Five Fixtures, No Room
The fixture lists tell their own story. City close with Brighton, Fulham, West Ham, Tottenham, and Everton — manageable on paper, though Spurs away and a Brighton side with nothing to lose carry genuine risk. Arsenal face Aston Villa, Chelsea, Bournemouth, and Nottingham Forest domestically, plus a Champions League distraction in Leipzig. For the Gunners, perfection is not merely the preferred option; it is the only one. A single dropped point renders City's task straightforward. The margin for error is zero, and Arsenal's schedule gives them nowhere comfortable to gather themselves.

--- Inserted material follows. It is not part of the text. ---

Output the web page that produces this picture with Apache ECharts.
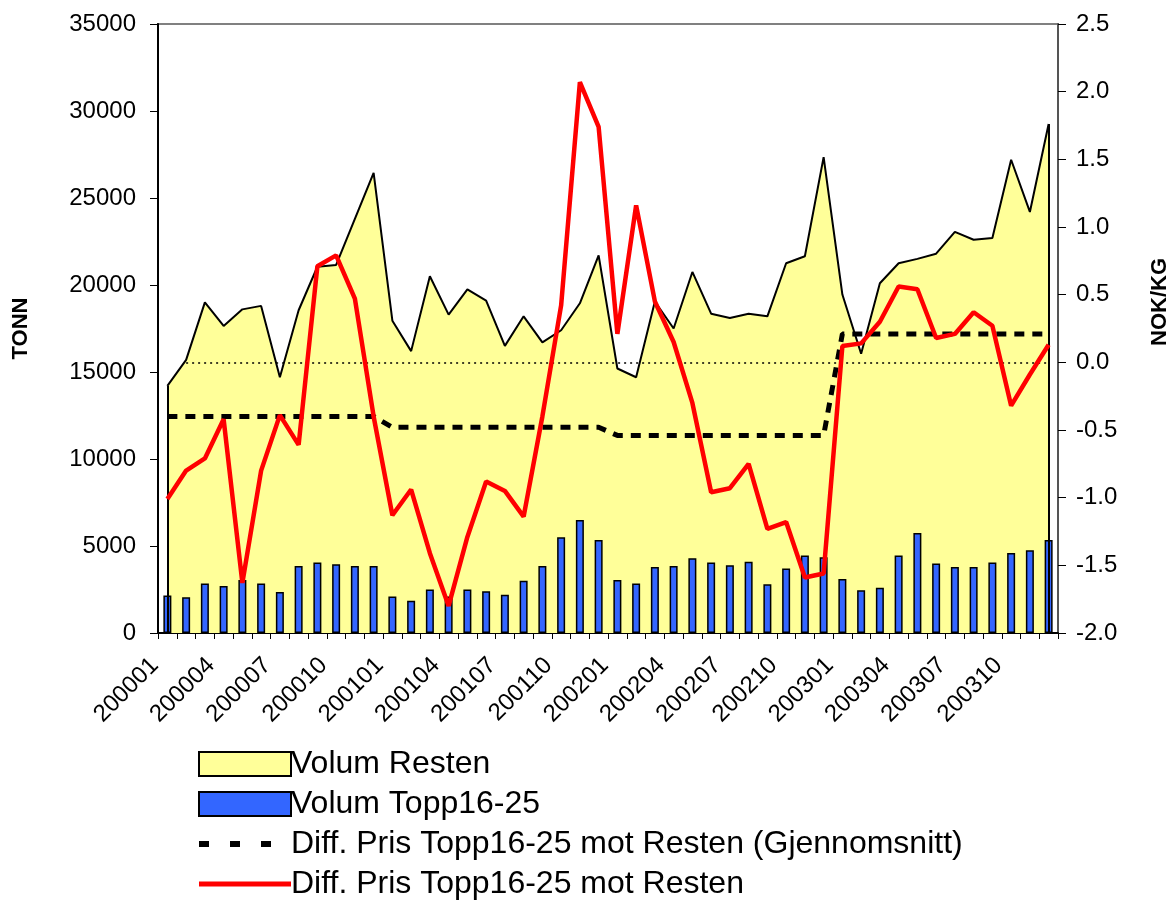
<!DOCTYPE html>
<html>
<head>
<meta charset="utf-8">
<script src="https://cdn.jsdelivr.net/npm/echarts@6/dist/echarts.min.js"></script>
<style>
  html, body { margin: 0; padding: 0; background: #fff; }
  #chart { width: 1175px; height: 902px; }
</style>
</head>
<body>
<div id="chart"></div>
<script>
  const months = [
    '200001', '200002', '200003', '200004', '200005', '200006', '200007', '200008', '200009', '200010', '200011', '200012',
    '200101', '200102', '200103', '200104', '200105', '200106', '200107', '200108', '200109', '200110', '200111', '200112',
    '200201', '200202', '200203', '200204', '200205', '200206', '200207', '200208', '200209', '200210', '200211', '200212',
    '200301', '200302', '200303', '200304', '200305', '200306', '200307', '200308', '200309', '200310', '200311', '200312'
  ]
  // TONN
  const volumResten = [
    14200, 15700, 19000, 17650, 18600, 18800, 14700, 18550, 21050, 21150, 23800, 26450,
    17950, 16200, 20500, 18300, 19750, 19100, 16500, 18200, 16700, 17400, 18950, 21700,
    15200, 14700, 19050, 17500, 20750, 18350, 18100, 18350, 18200, 21250, 21650, 27350,
    19450, 16050, 20100, 21250, 21500, 21800, 23050, 22600, 22700, 27200, 24200, 29250
  ]
  const volumTopp = [
    2150, 2050, 2850, 2700, 3050, 2850, 2350, 3850, 4050, 3950, 3850, 3850,
    2100, 1850, 2500, 2100, 2500, 2400, 2200, 3000, 3850, 5500, 6500, 5350,
    3050, 2850, 3800, 3850, 4300, 4050, 3900, 4100, 2800, 3700, 4450, 4350,
    3100, 2450, 2600, 4450, 5750, 4000, 3800, 3800, 4050, 4600, 4750, 5350
  ]
  // NOK/KG
  const diffSnitt = [
    -0.40, -0.40, -0.40, -0.40, -0.40, -0.40, -0.40, -0.40, -0.40, -0.40, -0.40, -0.40,
    -0.48, -0.48, -0.48, -0.48, -0.48, -0.48, -0.48, -0.48, -0.48, -0.48, -0.48, -0.48,
    -0.54, -0.54, -0.54, -0.54, -0.54, -0.54, -0.54, -0.54, -0.54, -0.54, -0.54, -0.54,
    0.21, 0.21, 0.21, 0.21, 0.21, 0.21, 0.21, 0.21, 0.21, 0.21, 0.21, 0.21
  ]
  const diffPris = [
    -1.01, -0.80, -0.71, -0.42, -1.63, -0.80, -0.39, -0.61, 0.71, 0.79, 0.47, -0.40,
    -1.13, -0.94, -1.41, -1.80, -1.29, -0.88, -0.95, -1.14, -0.40, 0.42, 2.07, 1.74,
    0.21, 1.16, 0.45, 0.15, -0.30, -0.96, -0.93, -0.75, -1.23, -1.18, -1.59, -1.56,
    0.12, 0.14, 0.30, 0.56, 0.54, 0.18, 0.21, 0.37, 0.27, -0.32, -0.09, 0.13
  ]

  const font = 'Arial, "Liberation Sans", sans-serif'
  const last = months.length - 1

  const chart = echarts.init(document.getElementById('chart'))
  chart.setOption({
    animation: false,
    textStyle: { fontFamily: font, color: '#000' },
    grid: {
      left: 158, right: 117, top: 24, bottom: 269,
      show: true, backgroundColor: '#fff', borderColor: '#808080', borderWidth: 2
    },
    legend: {
      orient: 'vertical',
      left: 196,
      top: 748,
      padding: 0,
      itemWidth: 92,
      itemHeight: 24,
      itemGap: 8,
      textStyle: { fontSize: 32, lineHeight: 32, color: '#000', fontFamily: font, padding: [0, 0, 0, -5] },
      data: [
        { name: 'Volum Resten', icon: 'rect', itemStyle: { color: '#FFFF99', borderColor: '#000', borderWidth: 2 } },
        { name: 'Volum Topp16-25', icon: 'rect', itemStyle: { color: '#3366FF', borderColor: '#000', borderWidth: 2 } },
        {
          name: 'Diff. Pris Topp16-25 mot Resten (Gjennomsnitt)',
          itemStyle: { opacity: 0 },
          lineStyle: { width: 6, type: [10, 21] }
        },
        {
          name: 'Diff. Pris Topp16-25 mot Resten',
          itemStyle: { opacity: 0 },
          lineStyle: { width: 5 }
        }
      ]
    },
    xAxis: {
      type: 'category',
      data: months,
      boundaryGap: true,
      axisLine: { lineStyle: { color: '#000', width: 2 } },
      axisTick: { show: true, interval: 0, length: 6, lineStyle: { color: '#000' } },
      axisLabel: { interval: 2, rotate: 45, fontSize: 24, color: '#000', margin: 16, padding: [0, 18, 0, 0] },
      splitLine: { show: false }
    },
    yAxis: [
      {
        type: 'value',
        min: 0, max: 35000, interval: 5000,
        name: 'TONN',
        nameLocation: 'middle',
        nameRotate: 90,
        nameGap: 126,
        nameTextStyle: { fontSize: 22, fontWeight: 'bold', color: '#000' },
        axisLine: { show: true, lineStyle: { color: '#000', width: 2 } },
        axisTick: { show: true, length: 8, lineStyle: { color: '#000' } },
        axisLabel: { fontSize: 24, color: '#000', margin: 22, formatter: v => String(v) },
        splitLine: { show: false }
      },
      {
        type: 'value',
        min: -2.0, max: 2.5, interval: 0.5,
        position: 'right',
        axisLine: { show: true, lineStyle: { color: '#555', width: 2 } },
        axisTick: { show: true, length: 8, lineStyle: { color: '#000' } },
        axisLabel: { fontSize: 24, color: '#000', margin: 18, formatter: v => v.toFixed(1) },
        splitLine: { show: false }
      }
    ],
    graphic: [
      {
        type: 'text',
        x: 1160, y: 302,
        rotation: Math.PI / 2,
        style: {
          text: 'NOK/KG', fontSize: 22, fontWeight: 'bold', fill: '#000', fontFamily: font,
          align: 'center', verticalAlign: 'middle'
        }
      }
    ],
    series: [
      {
        name: 'Volum Resten',
        type: 'line',
        yAxisIndex: 0,
        data: volumResten,
        symbol: 'none',
        lineStyle: { color: '#000', width: 2 },
        itemStyle: { color: '#FFFF99' },
        areaStyle: { color: '#FFFF99', opacity: 1 },
        z: 1,
        markLine: {
          silent: true,
          symbol: 'none',
          label: { show: false },
          lineStyle: { color: '#000', width: 2, type: 'solid' },
          data: [
            [{ coord: [months[0], 0] }, { coord: [months[0], volumResten[0]] }],
            [{ coord: [months[last], 0] }, { coord: [months[last], volumResten[last]] }]
          ]
        }
      },
      {
        name: 'Volum Topp16-25',
        type: 'bar',
        yAxisIndex: 0,
        data: volumTopp,
        barWidth: 8,
        itemStyle: { color: '#3366FF', borderColor: '#000', borderWidth: 1.5 },
        z: 2
      },
      {
        name: 'Diff. Pris Topp16-25 mot Resten (Gjennomsnitt)',
        type: 'line',
        yAxisIndex: 1,
        data: diffSnitt,
        symbol: 'none',
        itemStyle: { color: '#000' },
        lineStyle: { color: '#000', width: 5, type: [10, 8] },
        z: 4
      },
      {
        name: 'Diff. Pris Topp16-25 mot Resten',
        type: 'line',
        yAxisIndex: 1,
        data: diffPris,
        symbol: 'none',
        itemStyle: { color: '#FF0000' },
        lineStyle: { color: '#FF0000', width: 4.5 },
        z: 5,
        markLine: {
          silent: true,
          symbol: 'none',
          label: { show: false },
          z: 3,
          lineStyle: { color: '#000', width: 1.5, type: [2, 4] },
          data: [
            [{ coord: [months[1], 0] }, { coord: [months[last], 0] }]
          ]
        }
      }
    ]
  })
</script>
</body>
</html>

Experience and the Weight of the Moment
Guardiola has navigated this stretch of the calendar before — three times over, in fact, delivering the title on each occasion. His squad carries the institutional memory of what these final weeks demand: when to press, when to manage, how to process a nervy draw and still arrive focused three days later. That knowledge is not nothing. Arsenal want this title with a hunger that has been building for two decades, but hunger and composure are not always the same thing. City know how to win titles. Arsenal are still learning what that costs.
Whether Arteta's side have enough — in depth, in nerve, in fortune with the fixture gods — is the only question that matters between now and the final whistle of the season.